An alliance of state-owned universities in the eastern part of Indonesia has pledged to fight the growing threat of radicalism on campuses. The antiradicalism declaration was made at Hasanuddin University in Makassar, South Sulawesi, on Friday.

Twenty nine university rectors and leaders signed the declaration in a ceremony that was also attended by Research and Technology and Higher Education Minister Muhammad Nasir, National Police deputy chief Comr. Gen. Syafruddin and South Sulawesi Police chief Insp. Gen. Muktiono.

In the declaration, the university leaders said they were committed to upholding the national ideology of Pancasila and the 1945 Constitution and that they would reject any kind of extremist ideology on campuses.

Hasanuddin University Rector Dwia Aries Tina Pulubuhu said the declaration was meant to prevent radicalism and terrorism from entering campuses. “We want to reaffirm our commitment, which is to maintain the integrity and sovereignty of the Indonesian republic.”

Meanwhile, Minister Mohammad said radical ideologies had thrived on campuses, as university students could easily be influenced. He continued that in cooperation with the police, they are helping universities prevent radicalism and terrorism from entering their respective campuses, adding that stern action was needed to combat radical ideologies.
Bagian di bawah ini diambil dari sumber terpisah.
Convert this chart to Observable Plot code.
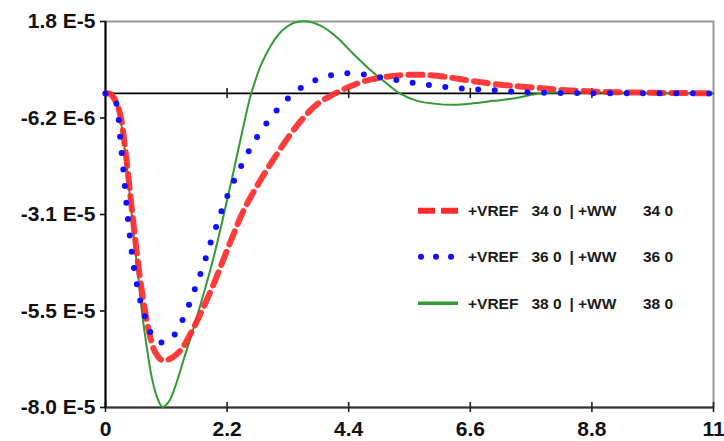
<!DOCTYPE html>
<html><head><meta charset="utf-8">
<script src="https://cdn.jsdelivr.net/npm/d3@7"></script>
<script src="https://cdn.jsdelivr.net/npm/@observablehq/plot@0.6"></script>
<style>
body{margin:0;background:#fff}
#wrap{position:relative;width:724px;height:441px;overflow:hidden}
#legend{position:absolute;left:0;top:0}
</style>
</head><body><div id="wrap"></div>
<script>
// ---- data ----
const xTicks = [0, 2.2, 4.4, 6.6, 8.8, 11];
const xTickLabels = ["0", "2.2", "4.4", "6.6", "8.8", "11"];
const yTicks = [-7.975e-5, -5.525e-5, -3.075e-5, -6.25e-6, 1.825e-5];
const yTickLabels = ["-8.0 E-5", "-5.5 E-5", "-3.1 E-5", "-6.2 E-6", "1.8 E-5"];
const seriesNames = ["+VREF  34 0 | +WW    34 0", "+VREF  36 0 | +WW    36 0", "+VREF  38 0 | +WW    38 0"];

const redX = [0,0.09,0.18,0.27,0.36,0.45,0.54,0.63,0.72,0.81,0.90,1.03,1.18,1.36,1.54,1.72,1.96,2.26,2.50,2.80,3.11,3.35,3.59,3.83,4.16,4.43,4.70,5.07,5.43,5.88,6.24,6.60,7.02,7.45,7.81,8.23,8.96,9.68,11];
const redY = [0,-0.02,-0.19,-0.56,-1.45,-2.59,-3.73,-4.75,-5.56,-6.19,-6.57,-6.78,-6.73,-6.52,-6.10,-5.59,-4.83,-3.77,-2.97,-2.21,-1.52,-1.03,-0.61,-0.27,0,0.18,0.32,0.42,0.47,0.46,0.40,0.32,0.24,0.18,0.14,0.09,0.04,0.02,0].map(v => v * 1e-5);

const blueX = [0,0.09,0.18,0.23,0.27,0.33,0.39,0.45,0.50,0.57,0.65,0.75,0.87,0.99,1.15,1.33,1.47,1.59,1.70,1.81,1.91,2.02,2.13,2.25,2.39,2.54,2.70,2.88,3.08,3.29,3.54,3.81,4.11,4.40,4.73,5.04,5.34,5.64,5.93,6.24,6.54,6.84,7.15,7.45,7.74,8.35,9.68,11];
const blueY = [0,-0.03,-0.19,-0.57,-1.20,-2.04,-2.97,-3.73,-4.29,-4.87,-5.38,-5.81,-6.22,-6.32,-6.29,-5.93,-5.51,-5.07,-4.65,-4.20,-3.75,-3.31,-2.87,-2.45,-2.03,-1.60,-1.20,-0.82,-0.46,-0.14,0.14,0.34,0.47,0.51,0.47,0.39,0.32,0.25,0.20,0.15,0.11,0.09,0.07,0.04,0.025,0.01,0.003,0].map(v => v * 1e-5);

const greenX = [0,0.09,0.18,0.27,0.36,0.45,0.54,0.60,0.66,0.75,0.84,0.94,1.03,1.15,1.27,1.42,1.57,1.74,1.96,2.14,2.32,2.47,2.62,2.71,2.80,2.99,3.17,3.41,3.62,3.89,4.19,4.43,4.74,5.10,5.34,5.64,5.94,6.30,6.66,7.02,7.38,7.74,8.05,8.59,9.68,11];
const greenY = [0,-0.015,-0.13,-0.64,-1.58,-2.72,-3.99,-4.75,-5.56,-6.47,-7.23,-7.74,-7.96,-7.82,-7.41,-6.73,-6.07,-5.26,-4.14,-3.08,-1.96,-1.00,-0.08,0.32,0.68,1.21,1.56,1.79,1.83,1.72,1.42,1.08,0.66,0.24,-0.015,-0.19,-0.26,-0.29,-0.25,-0.19,-0.13,-0.03,0.02,0.03,0.01,0].map(v => v * 1e-5);

// ---- build ----
const toRows = (X, Y) => X.map((x, i) => ({x, y: Y[i]}));
const red = toRows(redX, redY), blue = toRows(blueX, blueY), green = toRows(greenX, greenY);
const yMin = yTicks[0], yMax = yTicks[yTicks.length - 1];
const redStyle = {stroke: "#ff2a2a", strokeWidth: 6, strokeDasharray: "14,8", strokeOpacity: 0.92};
const blueStyle = {stroke: "#1010ff", strokeWidth: 6, strokeDasharray: "0,16.5", strokeLinecap: "round"};
const greenStyle = {stroke: "#339933", strokeWidth: 2};

const chart = Plot.plot({
  width: 724, height: 441,
  marginLeft: 105, marginRight: 11, marginTop: 21, marginBottom: 34,
  style: {fontFamily: "'Liberation Sans', Arial, sans-serif", fontWeight: "bold", fontSize: "21px", color: "#111", background: "#fff"},
  x: {domain: [0, 11]},
  y: {domain: [yMin, yMax]},
  marks: [
    Plot.frame({stroke: "#999", strokeWidth: 2}),
    Plot.ruleY([yMin], {stroke: "#333", strokeWidth: 2}),
    Plot.ruleY([0], {stroke: "#000", strokeWidth: 1.6}),
    Plot.ruleX(xTicks, {x: d => d, y1: () => yMin, y2: () => yMin, insetTop: -5, insetBottom: -5, stroke: "#222", strokeWidth: 1.6}),
    Plot.ruleX(xTicks.slice(1, -1), {x: d => d, y1: () => 0, y2: () => 0, insetTop: -5, insetBottom: -5, stroke: "#222", strokeWidth: 1.6}),
    Plot.ruleX([0], {stroke: "#000", strokeWidth: 2}),
    Plot.axisY({ticks: yTicks, tickFormat: d => yTickLabels[yTicks.indexOf(d)], tickSize: 5, tickPadding: 5, strokeWidth: 1.6, label: null}),
    Plot.axisX({ticks: xTicks, tickFormat: d => xTickLabels[xTicks.indexOf(d)], tickSize: 0, tickPadding: 14, label: null}),
    Plot.line(green, {x: "x", y: "y", curve: "catmull-rom", ...greenStyle}),
    Plot.line(red, {x: "x", y: "y", curve: "catmull-rom", ...redStyle}),
    Plot.line(blue, {x: "x", y: "y", curve: "catmull-rom", ...blueStyle})
  ]
});
const wrap = document.getElementById("wrap");
wrap.appendChild(chart);

// ---- legend ----
const styles = [redStyle, blueStyle, greenStyle];
const leg = d3.create("svg").attr("id", "legend").attr("width", 724).attr("height", 441)
  .style("font-family", "'Liberation Sans', Arial, sans-serif").style("font-weight", "bold").style("font-size", "15.5px");
const rowY = [210.7, 256.7, 303.3];
seriesNames.forEach((name, i) => {
  const g = leg.append("g").attr("transform", `translate(0,${rowY[i]})`);
  const s = styles[i];
  const ln = g.append("line").attr("x1", i === 1 ? 421 : 418).attr("x2", 458).attr("y1", 0).attr("y2", 0)
    .attr("stroke", s.stroke).attr("stroke-width", i === 2 ? 3.5 : s.strokeWidth);
  if (i === 0) ln.attr("stroke-dasharray", "17,6");
  if (i === 1) ln.attr("stroke-dasharray", "0,15").attr("stroke-linecap", "round");
  const parts = name.split(/\s+/);
  const pieces = [[parts[0], 468], [parts[1] + " " + parts[2], 531.5], [parts[3], 569.5], [parts[4], 578], [parts[5] + " " + parts[6], 643]];
  pieces.forEach(([t, x]) => g.append("text").attr("x", x).attr("y", 5.5).attr("fill", "#1a1a1a").text(t));
});
wrap.appendChild(leg.node());
</script>
</body></html>
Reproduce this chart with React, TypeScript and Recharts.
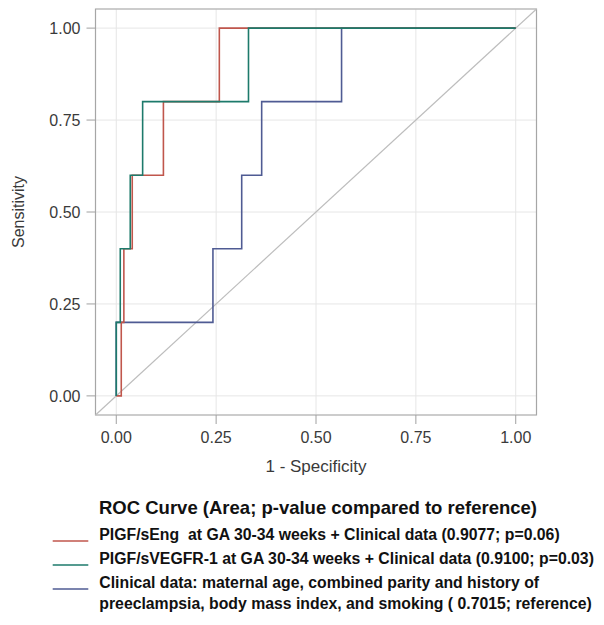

He argued that being stern did not necessarily mean that university managements would curtail academic freedom and strip students of their right to express their opinions. Students, he said, would be allowed to discuss radical ideologies, but they should not be allowed to be radicals.

Comr. Gen. Syafruddin concurred that there is not freedom to become a radical person, saying the National Police would not deploy personnel or intelligence officers to campuses as they were still considered safe.

He argued that the seeds of radicalism planted by the Darul Islam/Tentara Islam Indonesia (DI/TII) led by Abdul Qahar Mudzakkar had died and would not reemerge because generations had changed. However, he added, a new threat of radicalism had emerged. He said, the existence of the Islamic State [IS] group, which is now looking to Southeast Asia, including Indonesia, is cautious.

Separately, rector of Makassar State University, Husain Syam, said he would take stern action against students involved in radical or terror acts.

He said the students’ understanding about Pancasila needed to be improved through a Pancasila education program that had been carried out during the New Order Era.